TO DO
Transcribe the data in full and exactly, omitting any pictures.

DATASET EXTRACT
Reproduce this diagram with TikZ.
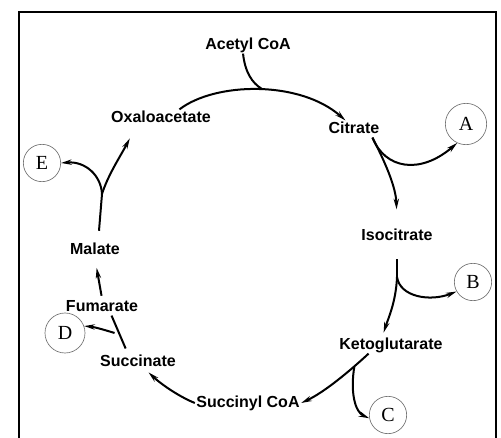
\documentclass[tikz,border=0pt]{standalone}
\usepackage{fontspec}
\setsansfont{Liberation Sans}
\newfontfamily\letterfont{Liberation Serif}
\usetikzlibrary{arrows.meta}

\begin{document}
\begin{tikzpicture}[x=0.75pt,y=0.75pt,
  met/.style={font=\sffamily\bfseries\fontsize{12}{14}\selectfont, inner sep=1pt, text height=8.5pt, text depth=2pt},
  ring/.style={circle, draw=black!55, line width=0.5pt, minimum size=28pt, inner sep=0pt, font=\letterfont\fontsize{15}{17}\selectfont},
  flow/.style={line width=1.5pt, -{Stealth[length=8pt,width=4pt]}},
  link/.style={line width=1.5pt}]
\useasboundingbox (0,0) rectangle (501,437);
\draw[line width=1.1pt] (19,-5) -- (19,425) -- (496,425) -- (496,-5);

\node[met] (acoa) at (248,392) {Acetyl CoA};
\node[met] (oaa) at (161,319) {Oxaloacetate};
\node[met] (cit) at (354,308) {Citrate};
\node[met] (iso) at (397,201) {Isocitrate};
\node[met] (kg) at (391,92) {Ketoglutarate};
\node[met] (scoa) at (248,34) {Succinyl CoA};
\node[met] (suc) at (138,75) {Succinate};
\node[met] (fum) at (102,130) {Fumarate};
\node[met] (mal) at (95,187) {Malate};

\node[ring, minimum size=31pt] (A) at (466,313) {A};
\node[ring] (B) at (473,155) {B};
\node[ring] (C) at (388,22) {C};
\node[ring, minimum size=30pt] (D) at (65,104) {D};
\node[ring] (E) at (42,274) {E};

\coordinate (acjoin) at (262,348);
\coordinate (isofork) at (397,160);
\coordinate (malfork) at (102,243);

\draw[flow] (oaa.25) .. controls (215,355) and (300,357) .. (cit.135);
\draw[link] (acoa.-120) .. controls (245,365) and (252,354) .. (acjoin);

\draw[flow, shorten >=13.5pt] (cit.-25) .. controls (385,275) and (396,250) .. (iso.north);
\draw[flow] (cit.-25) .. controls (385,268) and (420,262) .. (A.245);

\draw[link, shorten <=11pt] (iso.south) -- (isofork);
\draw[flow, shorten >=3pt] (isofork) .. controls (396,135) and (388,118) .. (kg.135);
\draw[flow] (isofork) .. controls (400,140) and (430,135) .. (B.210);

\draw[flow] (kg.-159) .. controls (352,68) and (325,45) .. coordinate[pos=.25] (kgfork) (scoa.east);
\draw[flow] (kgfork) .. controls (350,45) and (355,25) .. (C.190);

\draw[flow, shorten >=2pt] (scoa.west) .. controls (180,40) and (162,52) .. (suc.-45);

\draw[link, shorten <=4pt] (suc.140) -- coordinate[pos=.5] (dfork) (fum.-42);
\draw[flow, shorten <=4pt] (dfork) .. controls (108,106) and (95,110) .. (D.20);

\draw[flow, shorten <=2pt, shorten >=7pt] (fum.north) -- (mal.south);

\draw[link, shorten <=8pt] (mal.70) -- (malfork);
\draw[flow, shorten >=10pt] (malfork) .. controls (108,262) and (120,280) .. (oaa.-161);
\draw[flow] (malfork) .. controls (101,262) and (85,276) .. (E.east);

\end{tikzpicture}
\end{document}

FULL RESPONSE
Reproduce this diagram with TikZ.
\documentclass[tikz,border=0pt]{standalone}
\usepackage{fontspec}
\setsansfont{Liberation Sans}
\newfontfamily\letterfont{Liberation Serif}
\usetikzlibrary{arrows.meta}

\begin{document}
\begin{tikzpicture}[x=0.75pt,y=0.75pt,
  met/.style={font=\sffamily\bfseries\fontsize{12}{14}\selectfont, inner sep=1pt, text height=8.5pt, text depth=2pt},
  ring/.style={circle, draw=black!55, line width=0.5pt, minimum size=28pt, inner sep=0pt, font=\letterfont\fontsize{15}{17}\selectfont},
  flow/.style={line width=1.5pt, -{Stealth[length=8pt,width=4pt]}},
  link/.style={line width=1.5pt}]
\useasboundingbox (0,0) rectangle (501,437);
\draw[line width=1.1pt] (19,-5) -- (19,425) -- (496,425) -- (496,-5);

\node[met] (acoa) at (248,392) {Acetyl CoA};
\node[met] (oaa) at (161,319) {Oxaloacetate};
\node[met] (cit) at (354,308) {Citrate};
\node[met] (iso) at (397,201) {Isocitrate};
\node[met] (kg) at (391,92) {Ketoglutarate};
\node[met] (scoa) at (248,34) {Succinyl CoA};
\node[met] (suc) at (138,75) {Succinate};
\node[met] (fum) at (102,130) {Fumarate};
\node[met] (mal) at (95,187) {Malate};

\node[ring, minimum size=31pt] (A) at (466,313) {A};
\node[ring] (B) at (473,155) {B};
\node[ring] (C) at (388,22) {C};
\node[ring, minimum size=30pt] (D) at (65,104) {D};
\node[ring] (E) at (42,274) {E};

\coordinate (acjoin) at (262,348);
\coordinate (isofork) at (397,160);
\coordinate (malfork) at (102,243);

\draw[flow] (oaa.25) .. controls (215,355) and (300,357) .. (cit.135);
\draw[link] (acoa.-120) .. controls (245,365) and (252,354) .. (acjoin);

\draw[flow, shorten >=13.5pt] (cit.-25) .. controls (385,275) and (396,250) .. (iso.north);
\draw[flow] (cit.-25) .. controls (385,268) and (420,262) .. (A.245);

\draw[link, shorten <=11pt] (iso.south) -- (isofork);
\draw[flow, shorten >=3pt] (isofork) .. controls (396,135) and (388,118) .. (kg.135);
\draw[flow] (isofork) .. controls (400,140) and (430,135) .. (B.210);

\draw[flow] (kg.-159) .. controls (352,68) and (325,45) .. coordinate[pos=.25] (kgfork) (scoa.east);
\draw[flow] (kgfork) .. controls (350,45) and (355,25) .. (C.190);

\draw[flow, shorten >=2pt] (scoa.west) .. controls (180,40) and (162,52) .. (suc.-45);

\draw[link, shorten <=4pt] (suc.140) -- coordinate[pos=.5] (dfork) (fum.-42);
\draw[flow, shorten <=4pt] (dfork) .. controls (108,106) and (95,110) .. (D.20);

\draw[flow, shorten <=2pt, shorten >=7pt] (fum.north) -- (mal.south);

\draw[link, shorten <=8pt] (mal.70) -- (malfork);
\draw[flow, shorten >=10pt] (malfork) .. controls (108,262) and (120,280) .. (oaa.-161);
\draw[flow] (malfork) .. controls (101,262) and (85,276) .. (E.east);

\end{tikzpicture}
\end{document}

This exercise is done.